THE CANVAS: Damaged ecosystem, mature cottonwood trees awaiting regeneration, ghosts of a sawmil
THE PALETTE: Local Kemmerer flagstone, steel accents, moss rock steps make the water shimmer
THE MASTERPIECE: The home becomes an island in the forest, habitat is restored, water in all its forms and textures
Design work takes on a new dimension when you’re asked to repair Mother Nature. That was the mission for landscape architect Jim Verdone.
Besides creating a waterscape deserving of its forest setting, he needed to fix the damage that had been done to the site’s ecosystem.
“The property sits adjacent to the Snake River, but the land had been cut off from the water by a levee system,” says the principal of Verdone Landscape Architects Inc. “When that levee system was installed, the ecosystem started changing. Periodic flooding from the river stopped occurring, which deprived the wetlands … and halted regeneration of a cottonwood forest.”
His team put the habitat back on track by creating two ponds that cover about an acre, plus three waterfalls. The aquascape transformed the rustic yet contemporary home into an island in the forest.
Of a certain age
Three distinctive waterfeatures accent the pond nearest the home.
“We wanted to treat the water in a number of different ways, so as you moved around the house, you had a diversity of experiences,” the designer says.
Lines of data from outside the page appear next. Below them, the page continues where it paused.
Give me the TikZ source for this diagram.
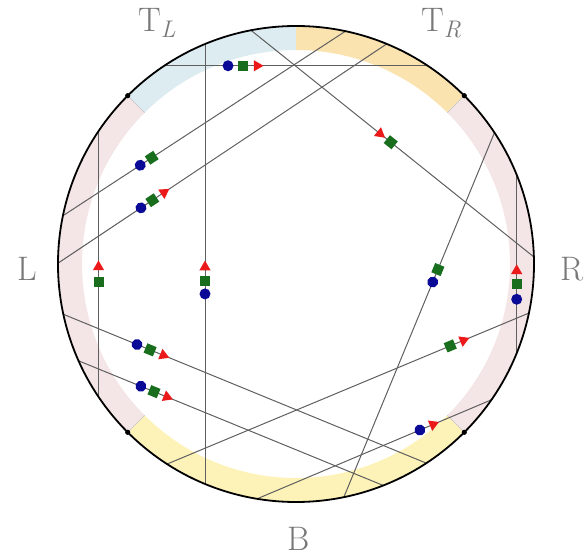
\documentclass[tikz,border=0pt]{standalone}
\usetikzlibrary{shapes.geometric}
\definecolor{bandblue}{RGB}{220,236,241}
\definecolor{bandorange}{RGB}{251,227,176}
\definecolor{bandpink}{RGB}{244,229,230}
\definecolor{bandyellow}{RGB}{253,243,184}
\definecolor{chordgray}{RGB}{95,95,95}
\definecolor{mknavy}{RGB}{10,10,150}
\definecolor{mkgreen}{RGB}{25,110,30}
\definecolor{mkred}{RGB}{235,25,25}
\definecolor{labelgray}{RGB}{120,120,120}
\begin{document}
\begin{tikzpicture}[x=1pt,y=1pt,
  chord/.style={draw=chordgray, line width=1pt},
  dotm/.style={circle, fill=mknavy, inner sep=0pt, minimum size=11pt, sloped},
  sqm/.style={rectangle, fill=mkgreen, inner sep=0pt, minimum size=10pt, sloped},
  trim/.style={regular polygon, regular polygon sides=3, shape border rotate=-90, fill=mkred, inner sep=0pt, minimum size=13pt, sloped},
  lab/.style={text=labelgray, font=\fontsize{34}{40}\selectfont, inner sep=0pt, anchor=base west},
  edgeline/.style={draw=gray!45, line width=0.6pt},
  ]
\useasboundingbox (-296,264) rectangle (288,-295);
\def\bandout{238}\def\bandin{214}
% coloured bands
\fill[bandorange] (45:\bandout) arc[start angle=45,end angle=90,radius=\bandout] -- (90:\bandin) arc[start angle=90,end angle=45,radius=\bandin] -- cycle;
\fill[bandblue] (90:\bandout) arc[start angle=90,end angle=135,radius=\bandout] -- (135:\bandin) arc[start angle=135,end angle=90,radius=\bandin] -- cycle;
\fill[bandpink] (135:\bandout) arc[start angle=135,end angle=225,radius=\bandout] -- (225:\bandin) arc[start angle=225,end angle=135,radius=\bandin] -- cycle;
\fill[bandyellow] (225:\bandout) arc[start angle=225,end angle=315,radius=\bandout] -- (315:\bandin) arc[start angle=315,end angle=225,radius=\bandin] -- cycle;
\fill[bandpink] (-45:\bandout) arc[start angle=-45,end angle=45,radius=\bandout] -- (45:\bandin) arc[start angle=45,end angle=-45,radius=\bandin] -- cycle;
\foreach \a in {45,135,225,315} \draw[edgeline] (\a:\bandin) -- (\a:\bandout);
% chord end points
\coordinate (h1) at (123.6:238); \coordinate (h2) at (56.4:238);
\coordinate (v1a) at (247.52:238); \coordinate (v1b) at (112.48:238);
\coordinate (v2a) at (213.92:238); \coordinate (v2b) at (146.08:238);
\coordinate (v3a) at (-21.98:238); \coordinate (v3b) at (21.98:238);
\coordinate (c5a) at (1.7:238); \coordinate (c5b) at (100.9:238);
\coordinate (c6a) at (168.3:238); \coordinate (c6b) at (78:238);
\coordinate (c7a) at (179.8:238); \coordinate (c7b) at (67.6:238);
\coordinate (c8a) at (33.5:238); \coordinate (c8b) at (-78.4:238);
\coordinate (c9a) at (192.2:238); \coordinate (c9b) at (-56.8:238);
\coordinate (c10a) at (204:238); \coordinate (c10b) at (-68.5:238);
\coordinate (c11a) at (237.2:238); \coordinate (c11b) at (-11.9:238);
\coordinate (c12a) at (260.6:238); \coordinate (c12b) at (-34.8:238);
% chords
\foreach \p/\q in {h1/h2,v1a/v1b,v2a/v2b,v3a/v3b,c5a/c5b,c6a/c6b,c7a/c7b,c8a/c8b,c9a/c9b,c10a/c10b,c11a/c11b,c12a/c12b}
  \draw[chord] (\p) -- (\q);
% markers
\path (h1) -- (h2) node[pos=0.242,dotm](hd){} node[pos=0.297,sqm](hs){} node[pos=0.352,trim](ht){};
\path (v1a) -- (v1b) node[pos=0.432,dotm](v1d){} node[pos=0.461,sqm](v1s){} node[pos=0.493,trim](v1t){};
\path (v2a) -- (v2b) node[pos=0.432,sqm](v2s){} node[pos=0.489,trim](v2t){};
\path (v3a) -- (v3b) node[pos=0.302,dotm](v3d){} node[pos=0.386,sqm](v3s){} node[pos=0.462,trim](v3t){};
\path (c5a) -- (c5b) node[pos=0.506,sqm](c5s){} node[pos=0.544,trim](c5t){};
\path (c6a) -- (c6b) node[pos=0.2735,dotm](c6d){} node[pos=0.3142,sqm](c6s){};
\path (c7a) -- (c7b) node[pos=0.2524,dotm](c7d){} node[pos=0.287,sqm](c7s){} node[pos=0.3225,trim](c7t){};
\path (c8a) -- (c8b) node[pos=0.3756,sqm](c8s){} node[pos=0.41,dotm](c8d){};
\path (c9a) -- (c9b) node[pos=0.203,dotm](c9d){} node[pos=0.239,sqm](c9s){} node[pos=0.2754,trim](c9t){};
\path (c10a) -- (c10b) node[pos=0.2045,dotm](c10d){} node[pos=0.2476,sqm](c10s){} node[pos=0.29,trim](c10t){};
\path (c11a) -- (c11b) node[pos=0.7827,sqm](c11s){} node[pos=0.8191,trim](c11t){};
\path (c12a) -- (c12b) node[pos=0.6946,dotm](c12d){} node[pos=0.7508,trim](c12t){};
% outer circle and division dots
\draw[line width=1.8pt] (0,0) circle[radius=238];
\foreach \a in {45,135,225,315} \fill (\a:238) circle[radius=2.6];
% labels
\node[lab] (tl) at (-158,232) {T\raisebox{-0.17em}{\fontsize{24}{24}\selectfont\itshape L}};
\node[lab] (tr) at (125,232) {T\raisebox{-0.17em}{\fontsize{24}{24}\selectfont\itshape R}};
\node[lab] (ll) at (-279,-17) {L};
\node[lab] (rr) at (264,-17) {R};
\node[lab] (bb) at (-9,-287) {B};
\end{tikzpicture}
\end{document}
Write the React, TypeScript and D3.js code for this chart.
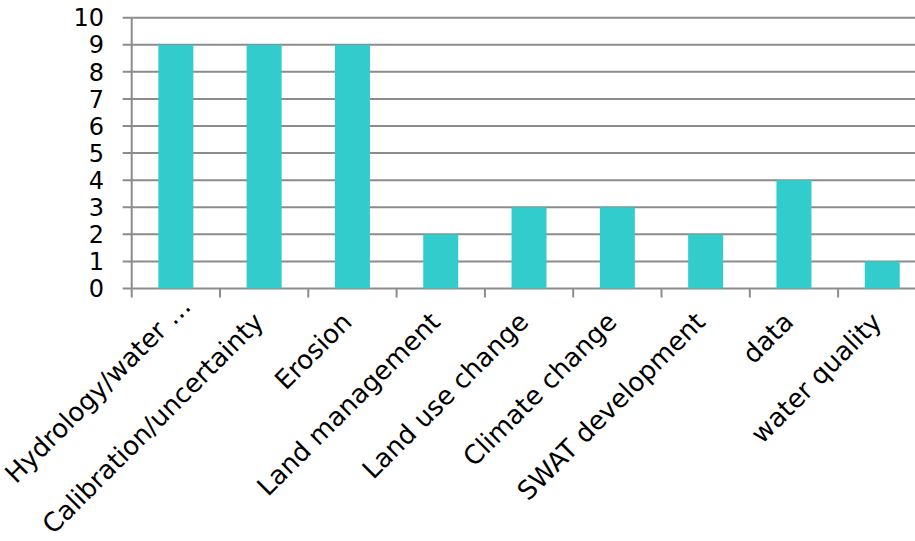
import React from "react";
import * as d3 from "d3";

const categories = [
  "Hydrology/water …",
  "Calibration/uncertainty",
  "Erosion",
  "Land management",
  "Land use change",
  "Climate change",
  "SWAT development",
  "data",
  "water quality",
];
const values = [9, 9, 9, 2, 3, 3, 2, 4, 1];
const yTicks = [0, 1, 2, 3, 4, 5, 6, 7, 8, 9, 10];

const W = 915;
const H = 541;
const left = 131.7;
const band = 88.3;
const y0 = 288.5;
const y10 = 17.7;
const font = "'DejaVu Sans', Verdana, sans-serif";
const grid = "#8c8c8c";

export default function App() {
  const x = d3
    .scaleBand<string>()
    .domain(categories)
    .range([left, left + band * categories.length])
    .paddingInner(0)
    .paddingOuter(0);
  const y = d3.scaleLinear().domain([0, 10]).range([y0, y10]);
  const bw = 35;

  return (
    <svg
      width={W}
      height={H}
      style={{ position: "absolute", left: 0, top: 0, background: "#fff" }}
    >
      {yTicks.map((t) => (
        <g key={t}>
          <line
            x1={left - 9}
            x2={W}
            y1={y(t)}
            y2={y(t)}
            stroke={grid}
            strokeWidth={2}
          />
          <text
            x={104}
            y={y(t)}
            dy="0.36em"
            textAnchor="end"
            fontFamily={font}
            fontSize={24}
            fill="#000"
          >
            {t}
          </text>
        </g>
      ))}
      <line x1={left} x2={left} y1={y10} y2={y0 + 9} stroke={grid} strokeWidth={2} />
      {categories.map((c, i) => (
        <line
          key={"t" + i}
          x1={(x(c) as number) + band}
          x2={(x(c) as number) + band}
          y1={y0}
          y2={y0 + 9}
          stroke={grid}
          strokeWidth={2}
        />
      ))}
      {categories.map((c, i) => {
        const cx = (x(c) as number) + x.bandwidth() / 2;
        return (
          <rect
            key={"b" + i}
            x={cx - bw / 2}
            y={y(values[i])}
            width={bw}
            height={y0 - y(values[i])}
            fill="#33CCCC"
          />
        );
      })}
      {categories.map((c, i) => {
        const cx = (x(c) as number) + x.bandwidth() / 2;
        const ax = cx + 1;
        const ay = y0 + 35;
        const shift = c.endsWith("…") ? 22 : 0;
        return (
          <text
            key={"l" + i}
            x={ax}
            y={ay}
            dx={shift}
            textAnchor="end"
            transform={`rotate(-45 ${ax} ${ay})`}
            fontFamily={font}
            fontSize={26}
            fill="#000"
          >
            {c}
          </text>
        );
      })}
    </svg>
  );
}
The water starts at a source pool near a guest house. It bubbles up from 3 feet underground, like an artesian spring, and flows through pebbles that line the floor to resemble a river bottom.
The water then has two ways to go: over a waterfall or into a narrow channel leading to another flagstone falls in the back courtyard area.
Both waterfeatures were inspired by the history of the site, which had been a sawmill in the 1950s.
The first set of falls courses over zigzagging, moss-rock steps. The concept was to create as many facets as possible. “The quality of light on the site stood out to us, filtering through these mature cottonwood trees,” Verdone says. “By getting a number of angles, the light would play on it differently.”
The second waterfeature uses Cor-Ten steel. The channel, or sluiceway, is made of the brown material, which also accents the source pool. The feature is another tip of the hat to the past. “A lot of sawmills used to be powered by water, and it was common to see a sluiceway that diverted water off a river,” Verdone says.
The channel runs parallel to a wall faced with timbers that were reclaimed from a railroad trestle. It then turns a corner and heads to the final waterfall on the back terrace.
“At the point where the water, terrace and pond all met, we didn’t want to change material,” Verdone says. “We wanted to just have the terrace erode away.”
Kemmerer stone pieces were hand-chosen and placed to take on a sculptural quality. While different from the other waterfalls, they share the same contemporary yet rustic tone of the home, which was made of reclaimed timbers from old barns.
To restore the wetlands, Verdone and Jackson-based builder Big D Signature excavated the remnant channels, lined them and backfilled with a soil healthy for wetland plants. Water elevations were placed so that specific areas would be flooded from time to time, to help regenerate the cottonwood forest.
Most of the pond near the home is lined. However, unlined portions allow water to soak into the ground, to be pumped back into the source pool.
The habitat was returned to its original feel. Teton Landscape Specialties, also of Jackson, planted the site with ribbon grass, thimbleberry, day lilies, Karl Foerster grass, native sedges and rushes, and other appropriate varieties.
All of these factors transformed the area. “When we first walked onto the site, it looked dismal in terms of what we could do,” Verdone says. “But what was created was a much more productive wetland area.”